● Source code of charts:
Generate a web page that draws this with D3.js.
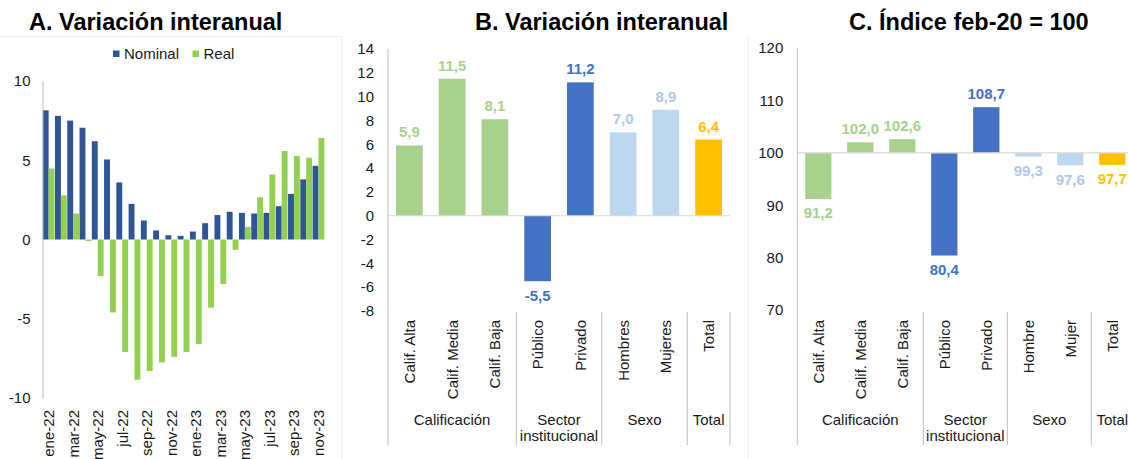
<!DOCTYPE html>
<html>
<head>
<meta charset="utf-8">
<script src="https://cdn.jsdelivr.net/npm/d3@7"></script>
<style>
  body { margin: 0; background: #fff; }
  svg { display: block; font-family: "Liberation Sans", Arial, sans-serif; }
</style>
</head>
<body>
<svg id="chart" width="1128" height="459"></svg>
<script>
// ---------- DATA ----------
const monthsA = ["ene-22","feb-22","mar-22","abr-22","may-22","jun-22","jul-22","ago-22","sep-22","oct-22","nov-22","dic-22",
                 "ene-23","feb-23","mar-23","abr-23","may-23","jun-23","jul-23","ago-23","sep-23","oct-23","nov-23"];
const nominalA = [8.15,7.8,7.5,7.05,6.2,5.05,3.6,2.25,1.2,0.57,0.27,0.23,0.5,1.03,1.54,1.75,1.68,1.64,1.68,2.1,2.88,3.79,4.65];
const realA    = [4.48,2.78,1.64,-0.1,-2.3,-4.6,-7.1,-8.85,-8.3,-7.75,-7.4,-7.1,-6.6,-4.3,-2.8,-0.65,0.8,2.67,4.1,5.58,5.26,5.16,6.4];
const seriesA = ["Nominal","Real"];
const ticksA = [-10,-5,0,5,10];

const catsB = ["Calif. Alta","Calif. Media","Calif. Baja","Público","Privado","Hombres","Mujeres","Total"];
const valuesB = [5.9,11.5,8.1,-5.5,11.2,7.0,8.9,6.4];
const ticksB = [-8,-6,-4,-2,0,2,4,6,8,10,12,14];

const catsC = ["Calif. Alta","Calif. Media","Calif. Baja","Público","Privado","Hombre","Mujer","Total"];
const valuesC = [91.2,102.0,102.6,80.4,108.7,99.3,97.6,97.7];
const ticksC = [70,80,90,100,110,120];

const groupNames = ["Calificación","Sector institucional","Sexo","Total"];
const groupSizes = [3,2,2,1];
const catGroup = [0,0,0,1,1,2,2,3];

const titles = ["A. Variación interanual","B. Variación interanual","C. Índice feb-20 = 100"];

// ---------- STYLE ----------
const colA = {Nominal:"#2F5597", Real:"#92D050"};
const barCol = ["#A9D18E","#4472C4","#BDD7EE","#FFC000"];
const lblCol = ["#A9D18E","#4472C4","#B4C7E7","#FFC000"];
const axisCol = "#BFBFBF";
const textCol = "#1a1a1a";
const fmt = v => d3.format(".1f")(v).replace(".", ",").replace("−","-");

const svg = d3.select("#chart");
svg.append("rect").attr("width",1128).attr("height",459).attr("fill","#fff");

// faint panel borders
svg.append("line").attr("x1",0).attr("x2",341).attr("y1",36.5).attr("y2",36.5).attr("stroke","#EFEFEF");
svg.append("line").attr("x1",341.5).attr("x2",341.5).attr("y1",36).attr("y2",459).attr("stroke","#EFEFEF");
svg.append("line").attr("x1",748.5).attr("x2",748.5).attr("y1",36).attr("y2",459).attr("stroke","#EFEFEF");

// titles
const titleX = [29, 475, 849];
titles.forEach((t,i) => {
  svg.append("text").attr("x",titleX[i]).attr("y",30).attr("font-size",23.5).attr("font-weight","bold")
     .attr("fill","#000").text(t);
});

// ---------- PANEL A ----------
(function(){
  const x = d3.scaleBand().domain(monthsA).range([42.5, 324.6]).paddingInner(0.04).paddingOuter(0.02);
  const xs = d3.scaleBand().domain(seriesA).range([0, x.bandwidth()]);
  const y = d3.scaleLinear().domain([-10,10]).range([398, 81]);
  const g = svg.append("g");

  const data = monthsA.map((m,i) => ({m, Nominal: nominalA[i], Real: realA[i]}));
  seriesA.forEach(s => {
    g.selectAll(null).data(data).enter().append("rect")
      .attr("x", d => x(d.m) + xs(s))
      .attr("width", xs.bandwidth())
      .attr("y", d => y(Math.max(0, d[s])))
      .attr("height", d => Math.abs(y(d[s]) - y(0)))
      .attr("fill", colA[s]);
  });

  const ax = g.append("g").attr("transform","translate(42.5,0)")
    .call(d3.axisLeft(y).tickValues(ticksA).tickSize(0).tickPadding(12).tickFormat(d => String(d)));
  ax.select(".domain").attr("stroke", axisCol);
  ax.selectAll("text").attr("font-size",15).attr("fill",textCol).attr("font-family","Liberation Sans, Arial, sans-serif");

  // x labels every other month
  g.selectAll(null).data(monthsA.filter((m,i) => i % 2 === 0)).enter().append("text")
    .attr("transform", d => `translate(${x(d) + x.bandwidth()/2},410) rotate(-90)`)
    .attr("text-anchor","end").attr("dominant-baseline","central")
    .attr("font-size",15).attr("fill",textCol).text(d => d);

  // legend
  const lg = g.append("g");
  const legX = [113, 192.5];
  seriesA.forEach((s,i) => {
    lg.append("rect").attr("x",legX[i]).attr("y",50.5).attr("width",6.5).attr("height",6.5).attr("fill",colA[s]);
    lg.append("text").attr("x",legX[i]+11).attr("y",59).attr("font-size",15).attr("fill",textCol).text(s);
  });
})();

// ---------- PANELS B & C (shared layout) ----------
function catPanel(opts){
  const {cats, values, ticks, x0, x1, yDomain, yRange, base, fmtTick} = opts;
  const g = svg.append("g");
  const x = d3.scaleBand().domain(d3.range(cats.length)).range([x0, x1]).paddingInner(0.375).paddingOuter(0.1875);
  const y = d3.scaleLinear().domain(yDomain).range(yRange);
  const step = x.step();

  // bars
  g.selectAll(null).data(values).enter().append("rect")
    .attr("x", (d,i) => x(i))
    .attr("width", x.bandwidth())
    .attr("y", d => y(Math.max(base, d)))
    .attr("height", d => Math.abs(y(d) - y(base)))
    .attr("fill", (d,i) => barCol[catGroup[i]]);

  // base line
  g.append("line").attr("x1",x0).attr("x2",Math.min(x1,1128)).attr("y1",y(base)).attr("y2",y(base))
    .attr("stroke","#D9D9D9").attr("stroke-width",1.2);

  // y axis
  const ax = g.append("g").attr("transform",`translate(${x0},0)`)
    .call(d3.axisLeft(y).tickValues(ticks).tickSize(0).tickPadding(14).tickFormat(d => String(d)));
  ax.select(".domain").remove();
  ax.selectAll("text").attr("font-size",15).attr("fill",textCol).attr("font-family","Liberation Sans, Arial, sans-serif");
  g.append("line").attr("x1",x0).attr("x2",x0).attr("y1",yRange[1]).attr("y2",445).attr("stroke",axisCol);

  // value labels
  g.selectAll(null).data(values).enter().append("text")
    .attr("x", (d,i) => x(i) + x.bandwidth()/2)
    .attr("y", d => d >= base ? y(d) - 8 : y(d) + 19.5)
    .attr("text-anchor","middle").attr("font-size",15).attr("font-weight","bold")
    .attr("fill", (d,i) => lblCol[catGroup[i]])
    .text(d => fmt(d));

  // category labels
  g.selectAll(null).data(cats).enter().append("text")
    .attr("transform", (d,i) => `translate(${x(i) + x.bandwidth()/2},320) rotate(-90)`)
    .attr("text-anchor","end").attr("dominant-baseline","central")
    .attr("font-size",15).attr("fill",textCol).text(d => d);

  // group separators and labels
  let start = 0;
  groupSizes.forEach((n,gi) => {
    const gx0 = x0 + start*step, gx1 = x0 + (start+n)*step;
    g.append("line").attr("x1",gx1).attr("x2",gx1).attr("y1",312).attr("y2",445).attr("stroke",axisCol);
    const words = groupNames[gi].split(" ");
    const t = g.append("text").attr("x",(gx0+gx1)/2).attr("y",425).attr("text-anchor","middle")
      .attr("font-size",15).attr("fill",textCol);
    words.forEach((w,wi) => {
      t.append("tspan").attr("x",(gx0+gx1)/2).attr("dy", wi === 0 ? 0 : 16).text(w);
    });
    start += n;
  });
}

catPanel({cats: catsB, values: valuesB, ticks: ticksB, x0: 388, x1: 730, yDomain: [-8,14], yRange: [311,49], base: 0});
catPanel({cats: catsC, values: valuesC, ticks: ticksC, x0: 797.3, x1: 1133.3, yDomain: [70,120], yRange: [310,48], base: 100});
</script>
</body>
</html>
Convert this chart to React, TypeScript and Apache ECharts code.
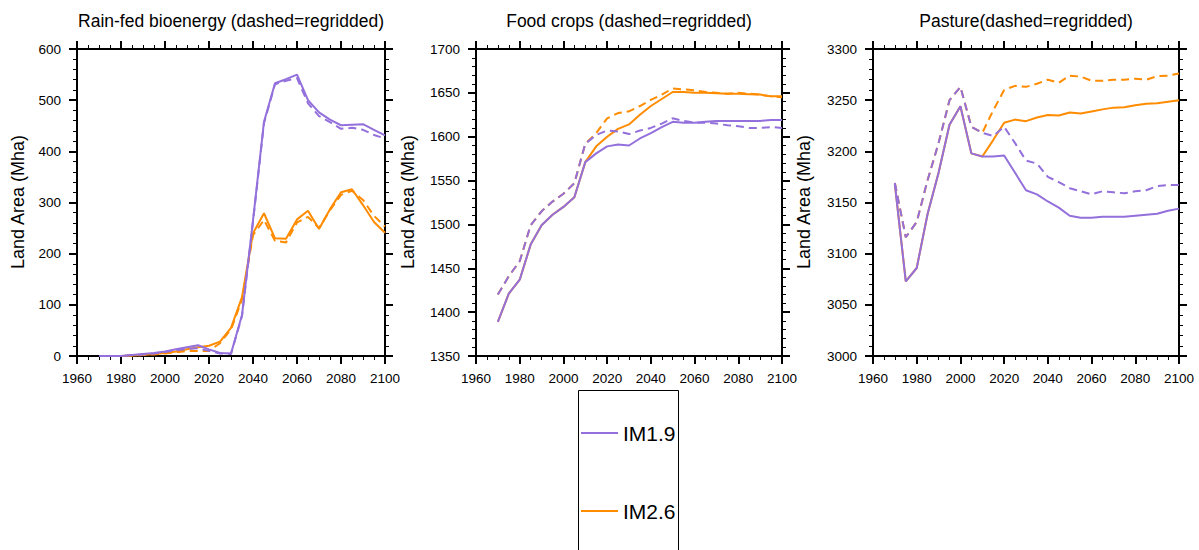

● What you have to do:
Repeat only what lies between the start of the data and the end of the line containing "const ticksB = [-8,-6,-4,-2,0,2,4,6,8,10,12,14];", exactly, with pictures left out.

● Answer for the task:
Generate a web page that draws this with D3.js.
<!DOCTYPE html>
<html>
<head>
<meta charset="utf-8">
<script src="https://cdn.jsdelivr.net/npm/d3@7"></script>
<style>
  body { margin: 0; background: #fff; }
  svg { display: block; font-family: "Liberation Sans", Arial, sans-serif; }
</style>
</head>
<body>
<svg id="chart" width="1128" height="459"></svg>
<script>
// ---------- DATA ----------
const monthsA = ["ene-22","feb-22","mar-22","abr-22","may-22","jun-22","jul-22","ago-22","sep-22","oct-22","nov-22","dic-22",
                 "ene-23","feb-23","mar-23","abr-23","may-23","jun-23","jul-23","ago-23","sep-23","oct-23","nov-23"];
const nominalA = [8.15,7.8,7.5,7.05,6.2,5.05,3.6,2.25,1.2,0.57,0.27,0.23,0.5,1.03,1.54,1.75,1.68,1.64,1.68,2.1,2.88,3.79,4.65];
const realA    = [4.48,2.78,1.64,-0.1,-2.3,-4.6,-7.1,-8.85,-8.3,-7.75,-7.4,-7.1,-6.6,-4.3,-2.8,-0.65,0.8,2.67,4.1,5.58,5.26,5.16,6.4];
const seriesA = ["Nominal","Real"];
const ticksA = [-10,-5,0,5,10];

const catsB = ["Calif. Alta","Calif. Media","Calif. Baja","Público","Privado","Hombres","Mujeres","Total"];
const valuesB = [5.9,11.5,8.1,-5.5,11.2,7.0,8.9,6.4];
const ticksB = [-8,-6,-4,-2,0,2,4,6,8,10,12,14];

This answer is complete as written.